» **Stated goal**: Without including the pictures, copy out every line below.

» **Data section**:

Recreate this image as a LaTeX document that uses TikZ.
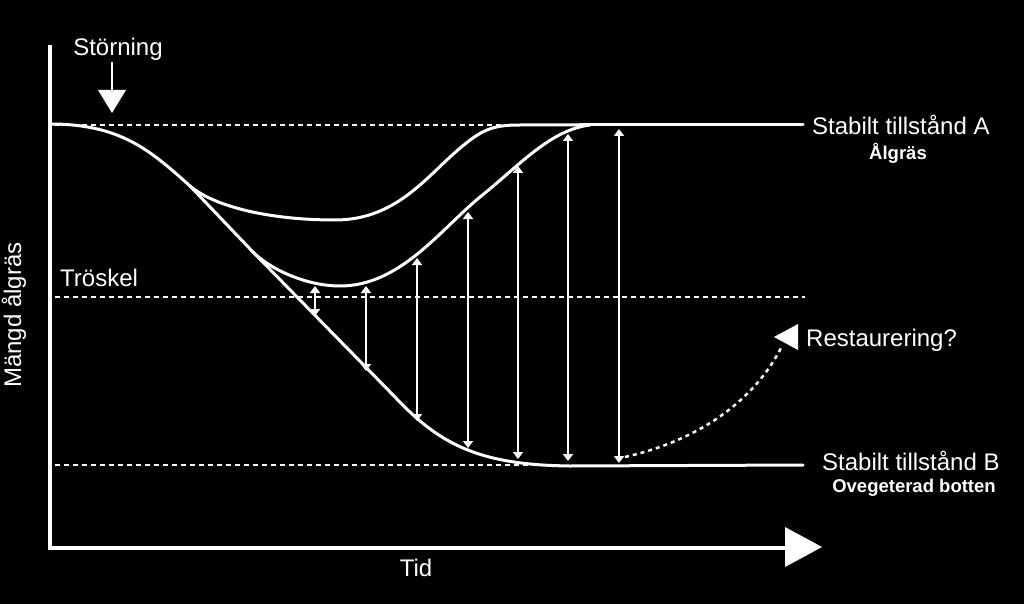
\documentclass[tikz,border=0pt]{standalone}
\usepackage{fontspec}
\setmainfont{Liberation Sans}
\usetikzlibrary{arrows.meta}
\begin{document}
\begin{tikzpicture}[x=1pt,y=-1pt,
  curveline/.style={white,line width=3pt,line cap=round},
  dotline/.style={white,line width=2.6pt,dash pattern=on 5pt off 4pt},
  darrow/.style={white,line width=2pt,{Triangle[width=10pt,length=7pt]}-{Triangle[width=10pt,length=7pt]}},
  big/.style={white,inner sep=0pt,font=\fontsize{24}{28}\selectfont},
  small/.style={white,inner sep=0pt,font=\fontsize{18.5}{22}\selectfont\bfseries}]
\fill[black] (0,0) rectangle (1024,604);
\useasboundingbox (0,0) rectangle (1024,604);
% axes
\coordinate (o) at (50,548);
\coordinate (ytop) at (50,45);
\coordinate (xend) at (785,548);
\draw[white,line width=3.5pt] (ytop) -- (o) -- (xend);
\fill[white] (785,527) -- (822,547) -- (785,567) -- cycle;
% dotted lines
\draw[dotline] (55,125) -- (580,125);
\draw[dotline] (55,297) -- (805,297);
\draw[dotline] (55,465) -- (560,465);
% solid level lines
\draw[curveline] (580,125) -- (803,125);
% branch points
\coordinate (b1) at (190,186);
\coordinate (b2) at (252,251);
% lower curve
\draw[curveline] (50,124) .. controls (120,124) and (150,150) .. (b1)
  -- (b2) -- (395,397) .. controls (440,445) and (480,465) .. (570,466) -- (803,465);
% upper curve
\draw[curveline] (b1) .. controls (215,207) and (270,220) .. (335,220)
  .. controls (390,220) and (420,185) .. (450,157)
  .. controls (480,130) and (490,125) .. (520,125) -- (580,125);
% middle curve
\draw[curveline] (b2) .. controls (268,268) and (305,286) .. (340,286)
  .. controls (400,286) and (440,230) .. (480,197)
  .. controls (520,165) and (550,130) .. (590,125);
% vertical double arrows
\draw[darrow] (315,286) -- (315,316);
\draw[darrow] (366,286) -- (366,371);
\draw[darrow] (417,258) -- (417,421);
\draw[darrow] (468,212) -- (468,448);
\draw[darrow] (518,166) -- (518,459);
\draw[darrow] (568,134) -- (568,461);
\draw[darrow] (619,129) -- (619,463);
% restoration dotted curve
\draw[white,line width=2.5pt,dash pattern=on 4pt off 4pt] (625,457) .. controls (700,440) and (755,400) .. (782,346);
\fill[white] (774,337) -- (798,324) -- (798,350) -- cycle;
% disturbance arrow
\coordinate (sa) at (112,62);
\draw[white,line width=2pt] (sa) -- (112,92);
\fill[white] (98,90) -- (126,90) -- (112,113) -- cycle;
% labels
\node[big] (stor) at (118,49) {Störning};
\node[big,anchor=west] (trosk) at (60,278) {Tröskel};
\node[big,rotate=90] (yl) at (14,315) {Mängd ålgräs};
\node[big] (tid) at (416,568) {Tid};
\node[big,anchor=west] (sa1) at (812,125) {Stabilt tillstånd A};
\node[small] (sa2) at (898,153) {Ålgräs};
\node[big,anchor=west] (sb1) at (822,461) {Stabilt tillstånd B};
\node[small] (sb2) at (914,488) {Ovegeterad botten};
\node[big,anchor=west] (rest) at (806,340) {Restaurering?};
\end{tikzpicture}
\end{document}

» **Full answer**:
Recreate this image as a LaTeX document that uses TikZ.
\documentclass[tikz,border=0pt]{standalone}
\usepackage{fontspec}
\setmainfont{Liberation Sans}
\usetikzlibrary{arrows.meta}
\begin{document}
\begin{tikzpicture}[x=1pt,y=-1pt,
  curveline/.style={white,line width=3pt,line cap=round},
  dotline/.style={white,line width=2.6pt,dash pattern=on 5pt off 4pt},
  darrow/.style={white,line width=2pt,{Triangle[width=10pt,length=7pt]}-{Triangle[width=10pt,length=7pt]}},
  big/.style={white,inner sep=0pt,font=\fontsize{24}{28}\selectfont},
  small/.style={white,inner sep=0pt,font=\fontsize{18.5}{22}\selectfont\bfseries}]
\fill[black] (0,0) rectangle (1024,604);
\useasboundingbox (0,0) rectangle (1024,604);
% axes
\coordinate (o) at (50,548);
\coordinate (ytop) at (50,45);
\coordinate (xend) at (785,548);
\draw[white,line width=3.5pt] (ytop) -- (o) -- (xend);
\fill[white] (785,527) -- (822,547) -- (785,567) -- cycle;
% dotted lines
\draw[dotline] (55,125) -- (580,125);
\draw[dotline] (55,297) -- (805,297);
\draw[dotline] (55,465) -- (560,465);
% solid level lines
\draw[curveline] (580,125) -- (803,125);
% branch points
\coordinate (b1) at (190,186);
\coordinate (b2) at (252,251);
% lower curve
\draw[curveline] (50,124) .. controls (120,124) and (150,150) .. (b1)
  -- (b2) -- (395,397) .. controls (440,445) and (480,465) .. (570,466) -- (803,465);
% upper curve
\draw[curveline] (b1) .. controls (215,207) and (270,220) .. (335,220)
  .. controls (390,220) and (420,185) .. (450,157)
  .. controls (480,130) and (490,125) .. (520,125) -- (580,125);
% middle curve
\draw[curveline] (b2) .. controls (268,268) and (305,286) .. (340,286)
  .. controls (400,286) and (440,230) .. (480,197)
  .. controls (520,165) and (550,130) .. (590,125);
% vertical double arrows
\draw[darrow] (315,286) -- (315,316);
\draw[darrow] (366,286) -- (366,371);
\draw[darrow] (417,258) -- (417,421);
\draw[darrow] (468,212) -- (468,448);
\draw[darrow] (518,166) -- (518,459);
\draw[darrow] (568,134) -- (568,461);
\draw[darrow] (619,129) -- (619,463);
% restoration dotted curve
\draw[white,line width=2.5pt,dash pattern=on 4pt off 4pt] (625,457) .. controls (700,440) and (755,400) .. (782,346);
\fill[white] (774,337) -- (798,324) -- (798,350) -- cycle;
% disturbance arrow
\coordinate (sa) at (112,62);
\draw[white,line width=2pt] (sa) -- (112,92);
\fill[white] (98,90) -- (126,90) -- (112,113) -- cycle;
% labels
\node[big] (stor) at (118,49) {Störning};
\node[big,anchor=west] (trosk) at (60,278) {Tröskel};
\node[big,rotate=90] (yl) at (14,315) {Mängd ålgräs};
\node[big] (tid) at (416,568) {Tid};
\node[big,anchor=west] (sa1) at (812,125) {Stabilt tillstånd A};
\node[small] (sa2) at (898,153) {Ålgräs};
\node[big,anchor=west] (sb1) at (822,461) {Stabilt tillstånd B};
\node[small] (sb2) at (914,488) {Ovegeterad botten};
\node[big,anchor=west] (rest) at (806,340) {Restaurering?};
\end{tikzpicture}
\end{document}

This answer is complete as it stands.